Four months later we had a party with a few other kids around, who were all about the same age. They were playing hide and seek and trying to scare each other. Well, the same two little boys, still six years old, were caught doing the same thing again. I caught them when I was checking on them. They were hiding in a closet. [...]

He started to lie and said that nothing happened but then he finally said: "OK, I know it was wrong, I know we were told not to do that before, but we just forgot." Well I clearly know they didn't forget. I asked him how many times this happened and he said this was the only time since they were told it was wrong. I again told him he can't do this, he can't play games like this, you don't touch others like that and you don't let other people touch you. We have tried to keep this to ourselves. I guess we were ashamed. I feel I have failed as a mother, not teaching him right from wrong. I don't know what to do. I don't know how to handle this, I'm afraid. My son doesn't even act like he's been in trouble.
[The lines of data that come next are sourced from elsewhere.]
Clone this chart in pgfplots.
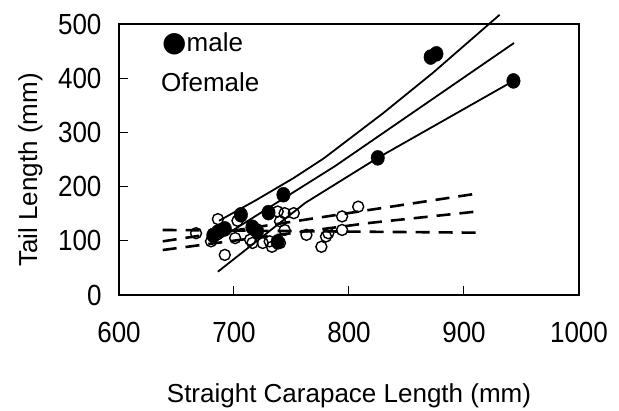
\documentclass[border=0pt]{standalone}
\usepackage{fontspec}
\setmainfont{Liberation Sans}
\newfontfamily\sym{DejaVu Sans}
\usepackage{pgfplots}
\pgfplotsset{compat=1.18}
\begin{document}
\begin{tikzpicture}[x=1pt,y=1pt]
\path (-119,-110) rectangle (500,295);
\begin{axis}[
  at={(0,0)}, anchor=south west,
  width=460pt, height=271pt, scale only axis,
  xmin=600, xmax=1000, ymin=0, ymax=500,
  xtick={600,700,800,900,1000}, ytick={0,100,200,300,400,500},
  tick pos=left, tick align=inside, major tick length=9pt,
  axis line style={line width=1.6pt},
  tick style={line width=1pt, black},
  clip=false,
  /pgf/number format/assume math mode=true,
  /pgf/number format/1000 sep={},
  every tick label/.append style={font=\fontsize{26}{26}\selectfont, yscale=1.12},
  xticklabel style={anchor=base, yshift=-42pt},
  yticklabel style={anchor=east, xshift=-14pt},
  xlabel={Straight Carapace Length (mm)},
  ylabel={Tail Length (mm)},
  label style={font=\fontsize{26}{26}\selectfont},
  xlabel style={at={(axis description cs:0.5,-0.395)}, anchor=base},
  ylabel style={at={(axis description cs:-0.178,0.461)}, anchor=base, rotate=0},
]
% male regression line and bands
\addplot[line width=1.8pt, black] coordinates {
 (687,137) (720,176) (752,216) (778,252) (830,336) (873,410) (931,517)};
\addplot[line width=1.8pt, black] coordinates {(686,102) (743,178) (788,238) (943.5,465)};
\addplot[line width=1.8pt, black] coordinates {(686,43) (762,170) (825,253) (943,395)};
% female regression lines
\addplot[line width=2.6pt, black, dash pattern=on 14pt off 9pt] coordinates {(638,120) (911,115)};
\addplot[line width=2.6pt, black, dash pattern=on 14pt off 9pt] coordinates {(638,99) (911,187)};
\addplot[line width=2.6pt, black, dash pattern=on 14pt off 9pt] coordinates {(638,83) (818,133) (911,154)};
% females
\addplot[only marks, mark=o, mark size=5.5pt, mark options={line width=1.4pt, black}] coordinates {
 (667,114) (680,99) (683,111) (686,140) (692,74) (701,105) (703,137) (714,102)
 (716,96) (725,96) (731,99) (733,89) (738,154) (740,136) (744,120) (744,151)
 (752,151) (763,111) (776,89) (780,108) (782,114) (794,145) (794,120) (808,163) (740,96)};
% males
\addplot[only marks, mark=*, mark size=7.5pt, mark options={xscale=0.9, fill=black, draw=black}] coordinates {
 (682,110) (686,116) (692,122) (706,148) (716,125) (720,118) (730,152) (738,98)
 (743,185) (825,253) (871,439) (876,445) (943,395)};
\node[anchor=base west, font=\fontsize{26}{26}\selectfont, inner sep=0pt] at (axis cs:637.4,450) {{\sym\fontsize{28}{28}\selectfont ●}male};
\node[anchor=base west, font=\fontsize{26}{26}\selectfont, inner sep=0pt] at (axis cs:636.5,376) {Ofemale};
\end{axis}
\end{tikzpicture}
\end{document}
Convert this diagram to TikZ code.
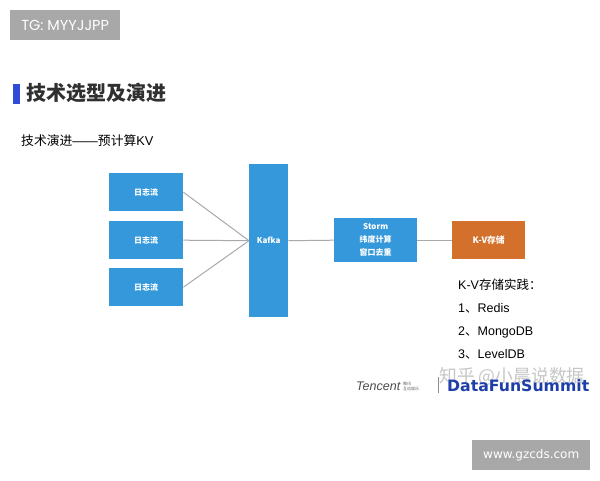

He sits and listens to my husband and me explaining to him why he can't do this kind of stuff and then he says: "OK, I won't do it again, can I go play now?" I feel like he just doesn't get it. Our friends, the parents of the other boy, have handled it differently. He got yelled at and spanked and told he would never play with any other boys until they could trust him again. [...]

Should we go talk to a professional that might deal with this kind of stuff?